*PROBLEM DESCRIPTION:* Output every line exactly as written. Leave out pictures.

*DATASET EXTRACT:*
- - - - - - -

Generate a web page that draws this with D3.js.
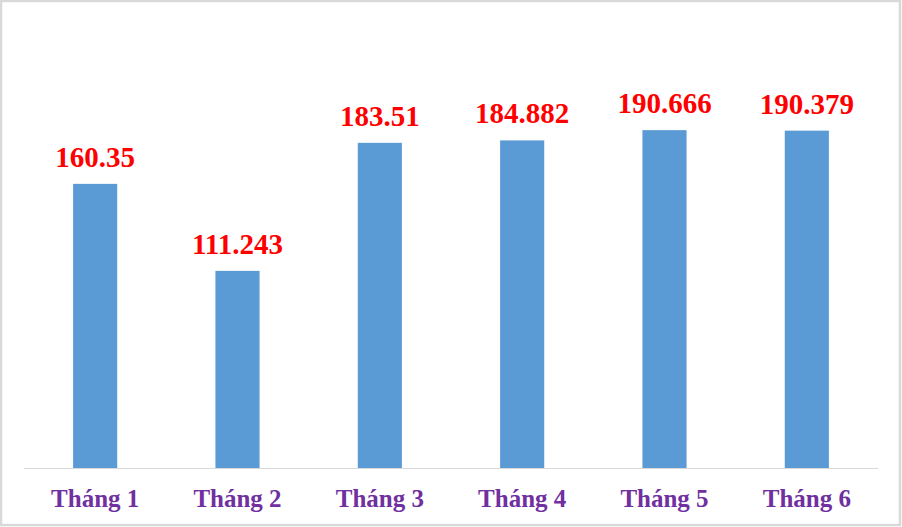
<!DOCTYPE html>
<html>
<head>
<meta charset="utf-8">
<script src="https://cdn.jsdelivr.net/npm/d3@7"></script>
<style>
  body { margin: 0; background: #fff; }
  svg { display: block; }
</style>
</head>
<body>
<svg id="root"></svg>
<script>
const months = ["Tháng 1", "Tháng 2", "Tháng 3", "Tháng 4", "Tháng 5", "Tháng 6"];
const values = [160.35, 111.243, 183.51, 184.882, 190.666, 190.379];
const valueLabels = ["160.35", "111.243", "183.51", "184.882", "190.666", "190.379"];

const W = 902, H = 527;
const plot = { left: 24, right: 878, top: 25, bottom: 468 };

const svg = d3.select("#root").attr("width", W).attr("height", H);

// chart border
svg.append("rect")
  .attr("x", 1).attr("y", 1)
  .attr("width", W - 3).attr("height", H - 3)
  .attr("fill", "#fff")
  .attr("stroke", "#d9d9d9")
  .attr("stroke-width", 2.5);

const x = d3.scaleBand(months, [plot.left, plot.right]).paddingInner(0.69).paddingOuter(0.345);
const y = d3.scaleLinear([0, 250], [plot.bottom, plot.top]);

// bars
svg.append("g").selectAll("rect")
  .data(values)
  .join("rect")
  .attr("x", (d, i) => x(months[i]))
  .attr("y", d => y(d))
  .attr("width", x.bandwidth())
  .attr("height", d => y(0) - y(d))
  .attr("fill", "#5b9bd5");

// baseline
svg.append("line")
  .attr("x1", plot.left).attr("x2", plot.right)
  .attr("y1", y(0) + 0.5).attr("y2", y(0) + 0.5)
  .attr("stroke", "#d9d9d9")
  .attr("stroke-width", 1);

// value labels
svg.append("g").selectAll("text")
  .data(values)
  .join("text")
  .attr("x", (d, i) => x(months[i]) + x.bandwidth() / 2)
  .attr("y", d => y(d) - 17)
  .attr("text-anchor", "middle")
  .attr("font-family", "'Liberation Serif', 'Times New Roman', serif")
  .attr("font-weight", "bold")
  .attr("font-size", 29)
  .attr("fill", "#ff0000")
  .text((d, i) => valueLabels[i]);

// category labels
svg.append("g").selectAll("text")
  .data(months)
  .join("text")
  .attr("x", d => x(d) + x.bandwidth() / 2)
  .attr("y", 507)
  .attr("text-anchor", "middle")
  .attr("font-family", "'Liberation Serif', 'Times New Roman', serif")
  .attr("font-weight", "bold")
  .attr("font-size", 25)
  .attr("fill", "#7030a0")
  .text(d => d);
</script>
</body>
</html>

- - - - - - -

*EXPECTED ANSWER:*
Generate a web page that draws this with D3.js.
<!DOCTYPE html>
<html>
<head>
<meta charset="utf-8">
<script src="https://cdn.jsdelivr.net/npm/d3@7"></script>
<style>
  body { margin: 0; background: #fff; }
  svg { display: block; }
</style>
</head>
<body>
<svg id="root"></svg>
<script>
const months = ["Tháng 1", "Tháng 2", "Tháng 3", "Tháng 4", "Tháng 5", "Tháng 6"];
const values = [160.35, 111.243, 183.51, 184.882, 190.666, 190.379];
const valueLabels = ["160.35", "111.243", "183.51", "184.882", "190.666", "190.379"];

const W = 902, H = 527;
const plot = { left: 24, right: 878, top: 25, bottom: 468 };

const svg = d3.select("#root").attr("width", W).attr("height", H);

// chart border
svg.append("rect")
  .attr("x", 1).attr("y", 1)
  .attr("width", W - 3).attr("height", H - 3)
  .attr("fill", "#fff")
  .attr("stroke", "#d9d9d9")
  .attr("stroke-width", 2.5);

const x = d3.scaleBand(months, [plot.left, plot.right]).paddingInner(0.69).paddingOuter(0.345);
const y = d3.scaleLinear([0, 250], [plot.bottom, plot.top]);

// bars
svg.append("g").selectAll("rect")
  .data(values)
  .join("rect")
  .attr("x", (d, i) => x(months[i]))
  .attr("y", d => y(d))
  .attr("width", x.bandwidth())
  .attr("height", d => y(0) - y(d))
  .attr("fill", "#5b9bd5");

// baseline
svg.append("line")
  .attr("x1", plot.left).attr("x2", plot.right)
  .attr("y1", y(0) + 0.5).attr("y2", y(0) + 0.5)
  .attr("stroke", "#d9d9d9")
  .attr("stroke-width", 1);

// value labels
svg.append("g").selectAll("text")
  .data(values)
  .join("text")
  .attr("x", (d, i) => x(months[i]) + x.bandwidth() / 2)
  .attr("y", d => y(d) - 17)
  .attr("text-anchor", "middle")
  .attr("font-family", "'Liberation Serif', 'Times New Roman', serif")
  .attr("font-weight", "bold")
  .attr("font-size", 29)
  .attr("fill", "#ff0000")
  .text((d, i) => valueLabels[i]);

// category labels
svg.append("g").selectAll("text")
  .data(months)
  .join("text")
  .attr("x", d => x(d) + x.bandwidth() / 2)
  .attr("y", 507)
  .attr("text-anchor", "middle")
  .attr("font-family", "'Liberation Serif', 'Times New Roman', serif")
  .attr("font-weight", "bold")
  .attr("font-size", 25)
  .attr("fill", "#7030a0")
  .text(d => d);
</script>
</body>
</html>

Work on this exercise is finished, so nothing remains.